» STATED GOAL:
Starting at the line that has "Write the seaborn" and stopping after the line that has "1.1, 1.15, 1.6, 2.1, 2.6, 3.4, 4.29]", reproduce the listing below exactly; omit everything else.

» INFORMATION SHOWN:
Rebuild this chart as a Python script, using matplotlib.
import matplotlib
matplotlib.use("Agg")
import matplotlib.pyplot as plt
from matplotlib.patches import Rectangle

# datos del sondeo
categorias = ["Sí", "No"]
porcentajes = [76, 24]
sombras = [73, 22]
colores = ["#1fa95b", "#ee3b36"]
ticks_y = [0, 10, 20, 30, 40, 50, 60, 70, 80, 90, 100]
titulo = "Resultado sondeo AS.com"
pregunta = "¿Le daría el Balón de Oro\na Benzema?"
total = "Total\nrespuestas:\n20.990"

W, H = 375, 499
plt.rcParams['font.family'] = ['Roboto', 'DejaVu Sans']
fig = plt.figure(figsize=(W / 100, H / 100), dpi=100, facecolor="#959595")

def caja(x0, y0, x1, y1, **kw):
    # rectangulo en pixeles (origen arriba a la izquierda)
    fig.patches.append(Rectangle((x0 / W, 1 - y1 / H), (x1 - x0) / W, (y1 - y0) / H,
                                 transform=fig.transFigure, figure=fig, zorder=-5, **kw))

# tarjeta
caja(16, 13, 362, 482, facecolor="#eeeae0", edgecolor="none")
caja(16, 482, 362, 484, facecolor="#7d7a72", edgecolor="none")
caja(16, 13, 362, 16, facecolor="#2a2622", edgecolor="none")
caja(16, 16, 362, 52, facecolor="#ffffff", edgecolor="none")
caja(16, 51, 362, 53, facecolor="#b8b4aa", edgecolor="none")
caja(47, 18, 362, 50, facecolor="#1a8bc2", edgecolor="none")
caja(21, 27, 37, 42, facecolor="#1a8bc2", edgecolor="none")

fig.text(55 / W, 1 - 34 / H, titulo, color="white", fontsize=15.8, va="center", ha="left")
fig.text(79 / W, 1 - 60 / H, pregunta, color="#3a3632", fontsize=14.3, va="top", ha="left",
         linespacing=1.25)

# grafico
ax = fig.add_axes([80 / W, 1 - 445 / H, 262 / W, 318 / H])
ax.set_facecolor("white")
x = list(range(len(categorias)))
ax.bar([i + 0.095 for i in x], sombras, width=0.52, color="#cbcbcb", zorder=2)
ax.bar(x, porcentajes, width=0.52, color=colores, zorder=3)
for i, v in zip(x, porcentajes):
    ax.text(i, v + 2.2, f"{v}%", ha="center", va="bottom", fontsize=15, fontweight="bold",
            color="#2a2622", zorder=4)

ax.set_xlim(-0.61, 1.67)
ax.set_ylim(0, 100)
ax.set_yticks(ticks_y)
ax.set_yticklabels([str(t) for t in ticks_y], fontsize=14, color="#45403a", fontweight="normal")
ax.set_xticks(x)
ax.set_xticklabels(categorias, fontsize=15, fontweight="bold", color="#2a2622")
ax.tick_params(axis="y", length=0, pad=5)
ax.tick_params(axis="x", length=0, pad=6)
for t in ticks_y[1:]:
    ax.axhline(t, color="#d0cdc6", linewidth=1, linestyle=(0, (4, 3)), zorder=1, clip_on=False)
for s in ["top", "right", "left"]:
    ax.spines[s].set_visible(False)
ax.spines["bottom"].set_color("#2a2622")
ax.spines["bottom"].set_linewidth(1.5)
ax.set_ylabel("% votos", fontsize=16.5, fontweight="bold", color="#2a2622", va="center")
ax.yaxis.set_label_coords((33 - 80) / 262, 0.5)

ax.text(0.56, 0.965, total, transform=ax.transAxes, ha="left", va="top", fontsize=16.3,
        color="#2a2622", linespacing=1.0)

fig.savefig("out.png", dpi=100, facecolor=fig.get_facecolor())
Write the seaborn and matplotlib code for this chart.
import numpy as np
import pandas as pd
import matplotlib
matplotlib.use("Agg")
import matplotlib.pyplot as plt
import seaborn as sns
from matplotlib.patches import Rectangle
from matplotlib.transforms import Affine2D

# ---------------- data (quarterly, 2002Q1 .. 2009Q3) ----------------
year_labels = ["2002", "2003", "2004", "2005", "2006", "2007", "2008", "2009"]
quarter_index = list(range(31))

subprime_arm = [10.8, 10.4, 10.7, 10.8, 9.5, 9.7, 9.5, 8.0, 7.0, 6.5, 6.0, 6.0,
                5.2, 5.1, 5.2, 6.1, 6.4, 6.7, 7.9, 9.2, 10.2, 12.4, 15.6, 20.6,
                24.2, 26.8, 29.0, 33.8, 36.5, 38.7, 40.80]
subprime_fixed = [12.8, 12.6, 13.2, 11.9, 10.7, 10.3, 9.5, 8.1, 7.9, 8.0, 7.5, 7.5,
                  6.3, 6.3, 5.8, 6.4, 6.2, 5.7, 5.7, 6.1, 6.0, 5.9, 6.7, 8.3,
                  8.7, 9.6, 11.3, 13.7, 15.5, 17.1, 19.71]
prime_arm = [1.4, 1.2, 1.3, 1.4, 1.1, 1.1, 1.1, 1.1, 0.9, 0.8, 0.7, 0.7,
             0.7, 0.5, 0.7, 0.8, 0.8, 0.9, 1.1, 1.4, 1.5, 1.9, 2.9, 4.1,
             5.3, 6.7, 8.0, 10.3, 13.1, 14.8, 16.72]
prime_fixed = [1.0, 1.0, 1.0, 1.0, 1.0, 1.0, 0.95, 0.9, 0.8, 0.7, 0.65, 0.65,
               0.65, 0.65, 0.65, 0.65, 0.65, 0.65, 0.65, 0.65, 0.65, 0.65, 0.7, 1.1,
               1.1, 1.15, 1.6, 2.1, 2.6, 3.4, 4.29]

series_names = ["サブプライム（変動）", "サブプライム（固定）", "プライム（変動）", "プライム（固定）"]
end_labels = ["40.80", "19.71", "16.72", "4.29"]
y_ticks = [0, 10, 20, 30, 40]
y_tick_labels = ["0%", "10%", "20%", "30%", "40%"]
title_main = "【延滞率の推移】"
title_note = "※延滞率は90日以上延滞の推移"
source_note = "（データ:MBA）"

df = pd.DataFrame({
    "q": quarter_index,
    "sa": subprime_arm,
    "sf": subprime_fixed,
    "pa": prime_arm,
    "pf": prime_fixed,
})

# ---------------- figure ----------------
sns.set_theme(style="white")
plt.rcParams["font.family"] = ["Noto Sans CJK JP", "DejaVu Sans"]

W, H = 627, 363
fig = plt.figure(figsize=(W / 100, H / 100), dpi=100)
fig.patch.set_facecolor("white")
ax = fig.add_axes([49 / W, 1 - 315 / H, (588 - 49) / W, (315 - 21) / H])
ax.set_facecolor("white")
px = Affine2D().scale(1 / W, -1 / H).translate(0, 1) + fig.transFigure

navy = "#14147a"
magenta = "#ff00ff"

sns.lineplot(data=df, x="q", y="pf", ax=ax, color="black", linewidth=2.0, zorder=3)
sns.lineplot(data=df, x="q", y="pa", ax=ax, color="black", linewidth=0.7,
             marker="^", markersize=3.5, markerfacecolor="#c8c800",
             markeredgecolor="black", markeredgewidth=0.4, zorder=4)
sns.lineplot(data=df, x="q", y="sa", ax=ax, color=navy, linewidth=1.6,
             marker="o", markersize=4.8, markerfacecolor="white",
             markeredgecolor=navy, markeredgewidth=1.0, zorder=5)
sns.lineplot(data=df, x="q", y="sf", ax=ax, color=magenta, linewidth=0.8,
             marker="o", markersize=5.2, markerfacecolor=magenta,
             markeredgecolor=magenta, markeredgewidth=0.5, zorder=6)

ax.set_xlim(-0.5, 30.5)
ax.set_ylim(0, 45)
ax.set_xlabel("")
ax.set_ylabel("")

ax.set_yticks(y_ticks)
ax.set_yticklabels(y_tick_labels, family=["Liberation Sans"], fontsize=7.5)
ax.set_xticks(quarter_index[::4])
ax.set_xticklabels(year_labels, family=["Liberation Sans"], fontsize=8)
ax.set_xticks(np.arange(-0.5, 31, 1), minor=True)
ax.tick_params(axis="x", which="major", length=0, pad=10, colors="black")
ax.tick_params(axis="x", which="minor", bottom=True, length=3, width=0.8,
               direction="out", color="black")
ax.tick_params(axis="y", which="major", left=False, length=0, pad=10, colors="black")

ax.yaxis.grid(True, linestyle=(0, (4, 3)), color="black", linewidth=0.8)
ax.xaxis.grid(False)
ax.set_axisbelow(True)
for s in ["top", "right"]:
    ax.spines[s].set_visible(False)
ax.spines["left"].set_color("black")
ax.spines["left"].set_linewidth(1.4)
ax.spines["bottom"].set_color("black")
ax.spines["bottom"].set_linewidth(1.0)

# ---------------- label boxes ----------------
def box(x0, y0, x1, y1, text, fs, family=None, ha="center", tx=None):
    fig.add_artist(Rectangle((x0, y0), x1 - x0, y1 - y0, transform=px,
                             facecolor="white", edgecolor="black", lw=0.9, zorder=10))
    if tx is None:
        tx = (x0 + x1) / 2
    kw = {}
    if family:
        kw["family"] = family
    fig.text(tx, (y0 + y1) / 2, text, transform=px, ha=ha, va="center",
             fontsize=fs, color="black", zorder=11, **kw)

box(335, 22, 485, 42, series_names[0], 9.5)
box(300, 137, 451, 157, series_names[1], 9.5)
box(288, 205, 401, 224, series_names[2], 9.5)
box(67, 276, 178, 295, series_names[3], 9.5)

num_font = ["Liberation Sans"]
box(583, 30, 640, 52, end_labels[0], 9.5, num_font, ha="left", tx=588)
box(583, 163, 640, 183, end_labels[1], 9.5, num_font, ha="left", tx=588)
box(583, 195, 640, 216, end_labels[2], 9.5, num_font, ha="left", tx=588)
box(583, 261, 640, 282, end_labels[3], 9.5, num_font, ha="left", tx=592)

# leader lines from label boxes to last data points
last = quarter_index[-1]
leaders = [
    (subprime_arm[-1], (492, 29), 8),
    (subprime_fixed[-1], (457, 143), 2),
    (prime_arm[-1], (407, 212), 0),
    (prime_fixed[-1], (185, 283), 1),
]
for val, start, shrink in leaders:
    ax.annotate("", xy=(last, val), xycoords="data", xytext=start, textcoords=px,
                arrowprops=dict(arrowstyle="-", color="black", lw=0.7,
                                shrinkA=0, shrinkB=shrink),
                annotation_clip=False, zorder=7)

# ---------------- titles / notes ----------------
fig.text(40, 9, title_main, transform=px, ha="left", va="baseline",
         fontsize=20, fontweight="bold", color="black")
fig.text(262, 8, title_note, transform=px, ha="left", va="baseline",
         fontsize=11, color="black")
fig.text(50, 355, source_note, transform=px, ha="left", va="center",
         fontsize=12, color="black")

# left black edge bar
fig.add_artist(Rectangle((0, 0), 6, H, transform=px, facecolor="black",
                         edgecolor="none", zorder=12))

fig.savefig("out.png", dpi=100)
--
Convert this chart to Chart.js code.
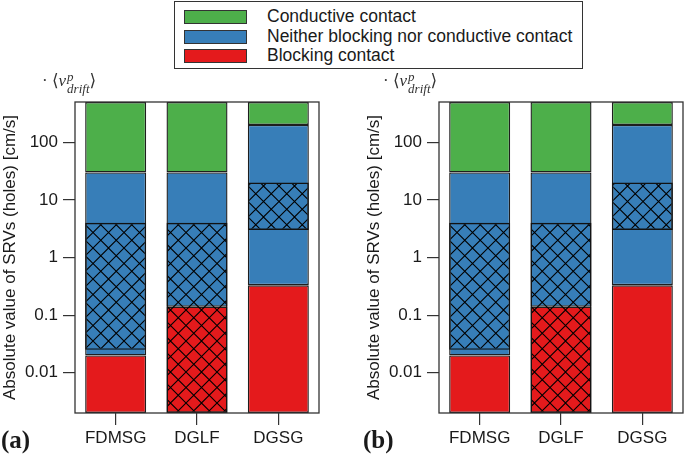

» THE SOLUTION:
Write the seaborn and matplotlib code for this chart.
import numpy as np
import pandas as pd
import matplotlib
matplotlib.use("Agg")
import matplotlib.pyplot as plt
import seaborn as sns
from matplotlib.patches import Rectangle
from matplotlib.transforms import Affine2D

# ---------------- data (quarterly, 2002Q1 .. 2009Q3) ----------------
year_labels = ["2002", "2003", "2004", "2005", "2006", "2007", "2008", "2009"]
quarter_index = list(range(31))

subprime_arm = [10.8, 10.4, 10.7, 10.8, 9.5, 9.7, 9.5, 8.0, 7.0, 6.5, 6.0, 6.0,
                5.2, 5.1, 5.2, 6.1, 6.4, 6.7, 7.9, 9.2, 10.2, 12.4, 15.6, 20.6,
                24.2, 26.8, 29.0, 33.8, 36.5, 38.7, 40.80]
subprime_fixed = [12.8, 12.6, 13.2, 11.9, 10.7, 10.3, 9.5, 8.1, 7.9, 8.0, 7.5, 7.5,
                  6.3, 6.3, 5.8, 6.4, 6.2, 5.7, 5.7, 6.1, 6.0, 5.9, 6.7, 8.3,
                  8.7, 9.6, 11.3, 13.7, 15.5, 17.1, 19.71]
prime_arm = [1.4, 1.2, 1.3, 1.4, 1.1, 1.1, 1.1, 1.1, 0.9, 0.8, 0.7, 0.7,
             0.7, 0.5, 0.7, 0.8, 0.8, 0.9, 1.1, 1.4, 1.5, 1.9, 2.9, 4.1,
             5.3, 6.7, 8.0, 10.3, 13.1, 14.8, 16.72]
prime_fixed = [1.0, 1.0, 1.0, 1.0, 1.0, 1.0, 0.95, 0.9, 0.8, 0.7, 0.65, 0.65,
               0.65, 0.65, 0.65, 0.65, 0.65, 0.65, 0.65, 0.65, 0.65, 0.65, 0.7, 1.1,
               1.1, 1.15, 1.6, 2.1, 2.6, 3.4, 4.29]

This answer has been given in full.